Importance of management accounting systems:

Increase in efficiency: Using various accounting system facilitates a company in identifying and analysing current market and preferences of targeted customers which directs management to make further actions in order to meet customer as well as market need within limited period of time. For example, the perception of customers towards the price charged by Sollatek Ltd. On their electrical products can be easily identified through using price optimisation system. This will enable company in setting optimum pricing strategies which maximises the satisfaction level of targeted customers (Contrafatto and Burns, 2013).

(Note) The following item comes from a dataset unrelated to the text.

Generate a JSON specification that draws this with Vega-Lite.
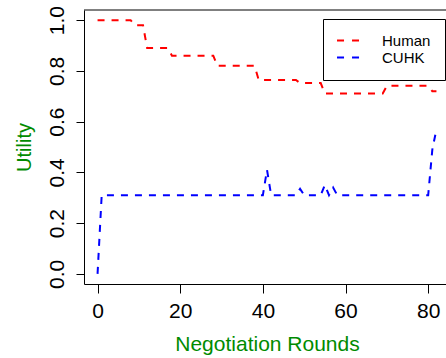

Measurement of performance: Management accounting system is the process of preparing financial reports which shows the actual financial position of company. Thus, it become easy for management to identify the deviations which affect their performance and thereafter, company can make a suitable decisions in order to maintain financial stability of company. For example, cost accounting system facilitate management in preparing budget for each department after analysing their needs and outcomes that will be received in near future.

Effective management control: Management accounting systems assist management of Sollatek Ltd. to evaluate business cost and operation due to which they are more capable in making plans and policies with an objective of reducing cost of operation. This will help in eliminating wastage of cost and increases profitability of company as well.

Role and Principles of Management Accounting:

Management accounting included all aspects related with accounting designing all information of business operations which includes reports of budgeting, trend analysis, sales forecasting, product costing etc. on daily, weekly or monthly basis. Following are the some management accounting systems which assist company in achieving growth and desired objectives within pre-determined time period (Dillard and Roslender, 2011).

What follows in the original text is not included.